* **Short task**: Only the lines from the start of the data through the line containing "(title2) at (189,37)" should be written out, exactly as they are, with both ends included and the pictures left out.

* **Data block**:
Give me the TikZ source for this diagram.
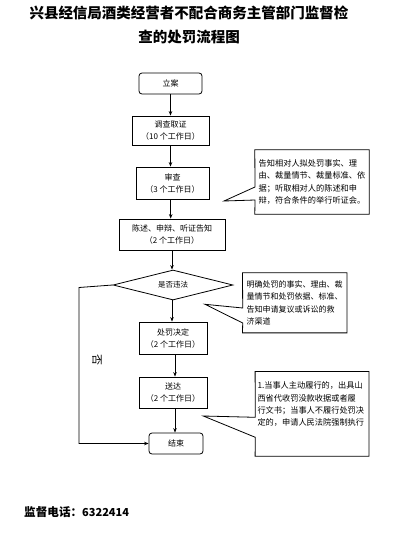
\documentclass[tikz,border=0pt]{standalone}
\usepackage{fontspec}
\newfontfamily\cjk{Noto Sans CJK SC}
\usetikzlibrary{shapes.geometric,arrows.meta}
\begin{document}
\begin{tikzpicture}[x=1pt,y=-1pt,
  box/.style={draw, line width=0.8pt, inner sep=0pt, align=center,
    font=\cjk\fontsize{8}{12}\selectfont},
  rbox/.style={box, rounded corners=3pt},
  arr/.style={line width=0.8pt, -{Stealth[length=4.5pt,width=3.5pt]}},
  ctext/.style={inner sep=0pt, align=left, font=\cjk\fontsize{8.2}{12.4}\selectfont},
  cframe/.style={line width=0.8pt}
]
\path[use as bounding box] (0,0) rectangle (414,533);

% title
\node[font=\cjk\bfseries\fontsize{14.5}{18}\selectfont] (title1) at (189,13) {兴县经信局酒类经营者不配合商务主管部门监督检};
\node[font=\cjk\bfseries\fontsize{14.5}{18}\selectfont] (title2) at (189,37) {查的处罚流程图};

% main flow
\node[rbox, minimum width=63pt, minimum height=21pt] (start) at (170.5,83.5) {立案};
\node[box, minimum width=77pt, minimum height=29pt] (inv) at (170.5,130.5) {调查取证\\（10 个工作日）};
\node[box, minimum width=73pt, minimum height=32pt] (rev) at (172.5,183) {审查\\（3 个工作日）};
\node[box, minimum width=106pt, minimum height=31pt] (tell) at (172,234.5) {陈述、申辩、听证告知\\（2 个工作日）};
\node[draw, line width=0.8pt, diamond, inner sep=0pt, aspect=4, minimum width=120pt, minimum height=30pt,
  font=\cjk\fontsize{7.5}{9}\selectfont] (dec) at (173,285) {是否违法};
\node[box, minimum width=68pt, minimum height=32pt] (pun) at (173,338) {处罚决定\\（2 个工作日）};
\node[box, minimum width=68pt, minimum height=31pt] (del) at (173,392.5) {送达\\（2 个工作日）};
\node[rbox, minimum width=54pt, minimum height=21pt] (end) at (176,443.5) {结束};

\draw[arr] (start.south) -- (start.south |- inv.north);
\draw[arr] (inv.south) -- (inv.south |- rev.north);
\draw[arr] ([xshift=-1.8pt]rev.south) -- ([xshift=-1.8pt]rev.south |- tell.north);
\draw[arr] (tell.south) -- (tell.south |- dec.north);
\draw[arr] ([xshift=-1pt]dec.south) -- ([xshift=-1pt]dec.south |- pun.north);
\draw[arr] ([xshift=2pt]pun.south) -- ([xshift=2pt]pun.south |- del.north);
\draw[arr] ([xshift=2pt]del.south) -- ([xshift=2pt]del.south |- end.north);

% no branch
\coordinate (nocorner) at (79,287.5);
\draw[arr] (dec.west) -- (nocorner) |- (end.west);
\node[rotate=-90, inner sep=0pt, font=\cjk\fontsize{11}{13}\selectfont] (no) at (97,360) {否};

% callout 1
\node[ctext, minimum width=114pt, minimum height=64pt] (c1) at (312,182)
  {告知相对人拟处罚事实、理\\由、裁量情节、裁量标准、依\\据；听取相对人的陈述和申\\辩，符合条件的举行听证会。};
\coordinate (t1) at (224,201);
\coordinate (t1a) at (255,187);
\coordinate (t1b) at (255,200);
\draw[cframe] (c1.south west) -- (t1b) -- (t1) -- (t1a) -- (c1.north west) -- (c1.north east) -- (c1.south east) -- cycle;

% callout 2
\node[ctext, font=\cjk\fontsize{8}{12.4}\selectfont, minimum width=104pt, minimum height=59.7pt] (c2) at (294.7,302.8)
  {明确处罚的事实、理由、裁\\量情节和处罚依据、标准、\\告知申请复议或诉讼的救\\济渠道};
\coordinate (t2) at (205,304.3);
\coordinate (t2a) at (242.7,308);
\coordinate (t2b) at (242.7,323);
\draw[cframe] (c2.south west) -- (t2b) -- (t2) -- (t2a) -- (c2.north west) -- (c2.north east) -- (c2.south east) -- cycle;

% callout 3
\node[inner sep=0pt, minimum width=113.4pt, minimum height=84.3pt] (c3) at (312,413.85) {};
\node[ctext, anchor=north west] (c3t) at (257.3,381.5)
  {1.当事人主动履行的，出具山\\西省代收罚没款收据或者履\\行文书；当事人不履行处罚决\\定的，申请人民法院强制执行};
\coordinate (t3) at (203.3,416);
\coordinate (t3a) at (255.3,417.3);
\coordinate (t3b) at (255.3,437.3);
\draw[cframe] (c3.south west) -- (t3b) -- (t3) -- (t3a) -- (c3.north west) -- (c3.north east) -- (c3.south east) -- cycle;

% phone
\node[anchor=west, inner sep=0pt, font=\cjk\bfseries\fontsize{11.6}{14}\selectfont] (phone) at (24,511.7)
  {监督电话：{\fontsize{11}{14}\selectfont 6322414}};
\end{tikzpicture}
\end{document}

* **Answer to the task**:
Give me the TikZ source for this diagram.
\documentclass[tikz,border=0pt]{standalone}
\usepackage{fontspec}
\newfontfamily\cjk{Noto Sans CJK SC}
\usetikzlibrary{shapes.geometric,arrows.meta}
\begin{document}
\begin{tikzpicture}[x=1pt,y=-1pt,
  box/.style={draw, line width=0.8pt, inner sep=0pt, align=center,
    font=\cjk\fontsize{8}{12}\selectfont},
  rbox/.style={box, rounded corners=3pt},
  arr/.style={line width=0.8pt, -{Stealth[length=4.5pt,width=3.5pt]}},
  ctext/.style={inner sep=0pt, align=left, font=\cjk\fontsize{8.2}{12.4}\selectfont},
  cframe/.style={line width=0.8pt}
]
\path[use as bounding box] (0,0) rectangle (414,533);

% title
\node[font=\cjk\bfseries\fontsize{14.5}{18}\selectfont] (title1) at (189,13) {兴县经信局酒类经营者不配合商务主管部门监督检};
\node[font=\cjk\bfseries\fontsize{14.5}{18}\selectfont] (title2) at (189,37) {查的处罚流程图};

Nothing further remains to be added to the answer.